Este é um género com uma linguagem harmónica rudimentar e que, ao contrário de outras expressões musicais de origem popular como o flamenco, por exemplo, não é particularmente elaborado na sua construção rítmica. A sua maior riqueza reside, essencialmente, na ornamentação melódica e na expressão vocal dos cantores. É precisamente desse registo que nascem as maiores surpresas, frequentemente inspiradas em textos que nos relatam desgostos amorosos, sentimentos de tristeza e nostalgia, num contexto de fatalidade.
Escrever para uma formação de quatro percussionistas, sem a presença de uma voz solista, significava, em parte, ficar dependente de outros parâmetros que, para mim, são menos inspiradores no fado. Como tal, procurei abordar alguns aspectos mais simples, não como uma “fatalidade” para a qual a solução residisse num trabalho de enriquecimento da linguagem rítmica e harmónica, mas colocando-os num primeiro plano narrativo e assumindo a sua rudimentaridade como ponto de partida para cada andamento.
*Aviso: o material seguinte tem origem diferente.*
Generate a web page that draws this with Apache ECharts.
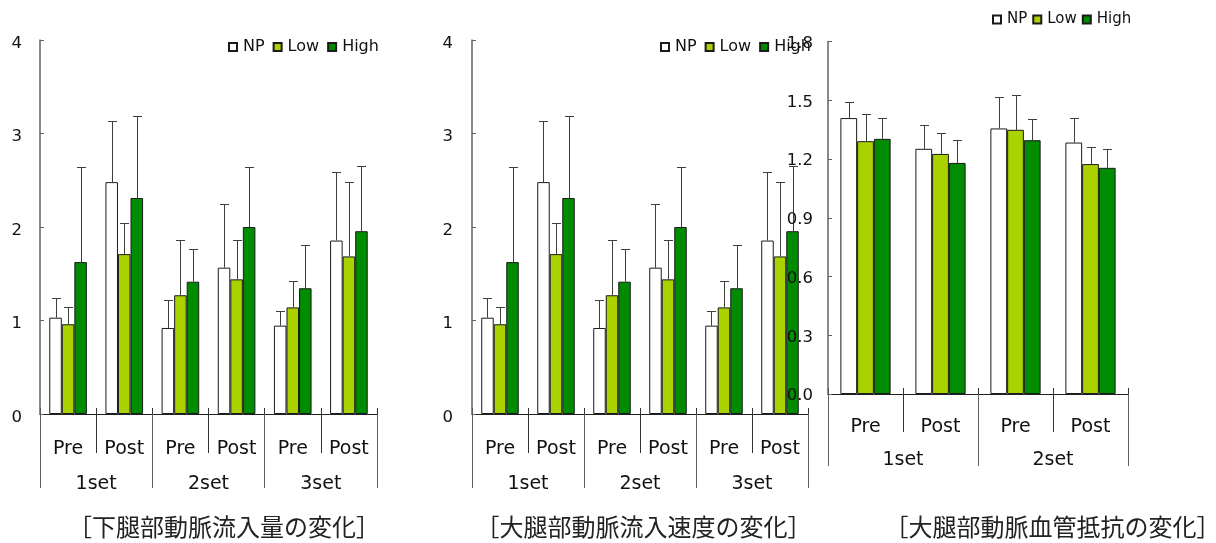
<!DOCTYPE html>
<html>
<head>
<meta charset="utf-8">
<script src="https://cdn.jsdelivr.net/npm/echarts@6/dist/echarts.min.js"></script>
<style>
html,body{margin:0;padding:0;background:#fff;}
#c{width:1216px;height:543px;}
</style>
</head>
<body>
<div id="c"></div>
<script>
// ---- Chart 1: 下腿部動脈流入量 ----
const categories1 = ['Pre','Post','Pre','Post','Pre','Post'];
const groups1 = ['1set','2set','3set'];
const np1 = [1.03, 2.48, 0.92, 1.565, 0.945, 1.855];
const npErr1 = [0.215, 0.65, 0.295, 0.685, 0.155, 0.735];
const low1 = [0.96, 1.71, 1.27, 1.44, 1.14, 1.685];
const lowErr1 = [0.18, 0.33, 0.59, 0.42, 0.285, 0.795];
const high1 = [1.625, 2.31, 1.415, 2.0, 1.345, 1.955];
const highErr1 = [1.015, 0.88, 0.355, 0.64, 0.465, 0.695];
const yTicks1 = [0, 1, 2, 3, 4];

// ---- Chart 2: 大腿部動脈流入速度 ----
const categories2 = ['Pre','Post','Pre','Post','Pre','Post'];
const groups2 = ['1set','2set','3set'];
const np2 = [1.03, 2.48, 0.92, 1.565, 0.945, 1.855];
const npErr2 = [0.215, 0.65, 0.295, 0.685, 0.155, 0.735];
const low2 = [0.96, 1.71, 1.27, 1.44, 1.14, 1.685];
const lowErr2 = [0.18, 0.33, 0.59, 0.42, 0.285, 0.795];
const high2 = [1.625, 2.31, 1.415, 2.0, 1.345, 1.955];
const highErr2 = [1.015, 0.88, 0.355, 0.64, 0.465, 0.695];
const yTicks2 = [0, 1, 2, 3, 4];

// ---- Chart 3: 大腿部動脈血管抵抗 ----
const categories3 = ['Pre','Post','Pre','Post'];
const groups3 = ['1set','2set'];
const np3 = [1.409, 1.252, 1.356, 1.284];
const npErr3 = [0.081, 0.123, 0.16, 0.125];
const low3 = [1.291, 1.226, 1.349, 1.174];
const lowErr3 = [0.141, 0.109, 0.18, 0.087];
const high3 = [1.303, 1.18, 1.296, 1.155];
const highErr3 = [0.106, 0.116, 0.106, 0.097];
const yTicks3 = [0.0, 0.3, 0.6, 0.9, 1.2, 1.5, 1.8];

const seriesNames = ['NP','Low','High'];
const titles = ['［下腿部動脈流入量の変化］','［大腿部動脈流入速度の変化］','［大腿部動脈血管抵抗の変化］'];

const COLORS = ['#ffffff', '#aad200', '#008c00'];
const FONT = 'DejaVu Sans';
const AXIS_GRAY = '#5c655c';

const charts = [
  {cats: categories1, groups: groups1, vals: [np1, low1, high1], errs: [npErr1, lowErr1, highErr1], ticks: yTicks1, dec: 0,
   grid: {left: 40, top: 40, width: 337, height: 374}, labelMargin: 18, labelShift: 7,
   legend: {left: 223, top: 34, font: 16, gap: 8},
   catMargin: 26, groupMargin: 61, catTick: 39, groupTick: 74, title: {x: 219, y: 510}},
  {cats: categories2, groups: groups2, vals: [np2, low2, high2], errs: [npErr2, lowErr2, highErr2], ticks: yTicks2, dec: 0,
   grid: {left: 472, top: 40, width: 336, height: 374}, labelMargin: 19, labelShift: 7,
   legend: {left: 655, top: 34, font: 16, gap: 8},
   catMargin: 26, groupMargin: 61, catTick: 39, groupTick: 74, title: {x: 638.5, y: 510}},
  {cats: categories3, groups: groups3, vals: [np3, low3, high3], errs: [npErr3, lowErr3, highErr3], ticks: yTicks3, dec: 1,
   grid: {left: 828, top: 41.5, width: 300, height: 352.5}, labelMargin: 15, labelShift: 4,
   legend: {left: 987, top: 7, font: 15, gap: 5},
   catMargin: 24, groupMargin: 57, catTick: 38, groupTick: 72, title: {x: 1047.5, y: 510}}
];

const grids = [], xAxes = [], yAxes = [], series = [], legends = [], titleArr = [];

function errRender(idx) {
  return function (params, api) {
    const x = api.value(0), v = api.value(1), e = api.value(2);
    const cw = api.size([1, 0])[0];
    const bw = cw * 0.67 / 3;
    const base = api.coord([x, v]);
    const top = api.coord([x, v + e]);
    const cx = Math.round(base[0] + (idx - 1) * bw) + 0.5;
    const ty = Math.round(top[1]) + 0.5;
    const st = {stroke: '#3a403a', lineWidth: 1};
    return {type: 'group', children: [
      {type: 'line', shape: {x1: cx, y1: base[1], x2: cx, y2: ty}, style: st},
      {type: 'line', shape: {x1: cx - 4.5, y1: ty, x2: cx + 4.5, y2: ty}, style: st}
    ]};
  };
}

charts.forEach(function (c, g) {
  grids.push(Object.assign({containLabel: false}, c.grid));
  const xi = xAxes.length;
  // primary categories
  xAxes.push({type: 'category', gridIndex: g, data: c.cats, position: 'bottom', z: 5,
    axisLine: {show: true, lineStyle: {color: '#222', width: 1}},
    axisTick: {show: true, interval: 0, length: c.catTick, lineStyle: {color: '#333'}},
    axisLabel: {interval: 0, margin: c.catMargin, fontFamily: FONT, fontSize: 19, color: '#111'}
  });
  // group categories
  xAxes.push({type: 'category', gridIndex: g, data: c.groups, position: 'bottom', z: 5,
    axisLine: {show: false},
    axisTick: {show: true, interval: 0, length: c.groupTick, lineStyle: {color: AXIS_GRAY}},
    axisLabel: {interval: 0, margin: c.groupMargin, fontFamily: FONT, fontSize: 19, color: '#111'}
  });
  // short separators above the axis
  xAxes.push({type: 'category', gridIndex: g, data: c.cats, position: 'bottom', z: 5,
    axisLine: {show: false},
    axisTick: {show: true, inside: true, interval: 0, length: 6, lineStyle: {color: '#333'}},
    axisLabel: {show: false}
  });
  const ymax = c.ticks[c.ticks.length - 1];
  const step = c.ticks[1] - c.ticks[0];
  yAxes.push({type: 'value', gridIndex: g, min: c.ticks[0], max: ymax, interval: step, z: 6,
    splitLine: {show: false},
    axisLine: {show: true, lineStyle: {color: AXIS_GRAY, width: 1.5}},
    axisTick: {show: true, inside: true, length: 4, lineStyle: {color: AXIS_GRAY}},
    axisLabel: {margin: c.labelMargin, fontFamily: FONT, fontSize: 16.5, color: '#111',
      verticalAlign: 'top', lineHeight: c.labelShift,
      formatter: function (v) { return v.toFixed(c.dec); }}
  });
  for (let i = 0; i < 3; i++) {
    series.push({type: 'bar', name: seriesNames[i], xAxisIndex: xi, yAxisIndex: g,
      data: c.vals[i], barGap: '0%', barCategoryGap: '33%',
      itemStyle: {color: COLORS[i], borderColor: '#1a1a1a', borderWidth: 1},
      emphasis: {disabled: true}, z: 2});
  }
  for (let i = 0; i < 3; i++) {
    series.push({type: 'custom', name: 'err' + seriesNames[i] + g, xAxisIndex: xi, yAxisIndex: g,
      data: c.vals[i].map(function (v, k) { return [k, v, c.errs[i][k]]; }),
      renderItem: errRender(i), z: 3, silent: true});
  }
  legends.push({left: c.legend.left, top: c.legend.top, data: seriesNames, icon: 'rect',
    itemWidth: 8, itemHeight: 8, itemGap: c.legend.gap, selectedMode: false,
    textStyle: {fontFamily: FONT, fontSize: c.legend.font, color: '#111', padding: [0, 0, 0, 1]}});
  titleArr.push({text: titles[g], left: c.title.x, top: c.title.y, textAlign: 'center',
    textStyle: {fontFamily: 'Noto Sans CJK JP', fontSize: 24, fontWeight: 'normal', color: '#222'}});
});

const chart = echarts.init(document.getElementById('c'), null, {renderer: 'canvas'});
chart.setOption({
  animation: false,
  backgroundColor: '#ffffff',
  title: titleArr,
  legend: legends,
  grid: grids,
  xAxis: xAxes,
  yAxis: yAxes,
  series: series
});
</script>
</body>
</html>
Recorri também à manipulação de excertos de antigas gravações disponibilizadas no Arquivo Sonoro do Museu do Fado, modificando a sua estrutura, editando fragmentos, criando loops, e destacando alguns vocábulos ou pequenas frases como “os teus olhos são tão tristes”, “tenho uma luz que me guia”, “volta, que eu já perdoei”, “viver contigo”, entre outras. Maioritariamente, utilizei excertos de
Fado da Luz, cantado por Alexandre Resende (1.º andamento);
Último Pedido, por Berta Cardoso (2.º andamento); e
Camélias, na voz de Corina Freire (3.º andamento). No entanto, no processo de manipulação genética destas fontes, podemos ainda identificar algumas inserções de outros fragmentos com as vozes de Alberto Reis, Emília Rodrigues, Jorge Bastos e Manassés de Lacerda.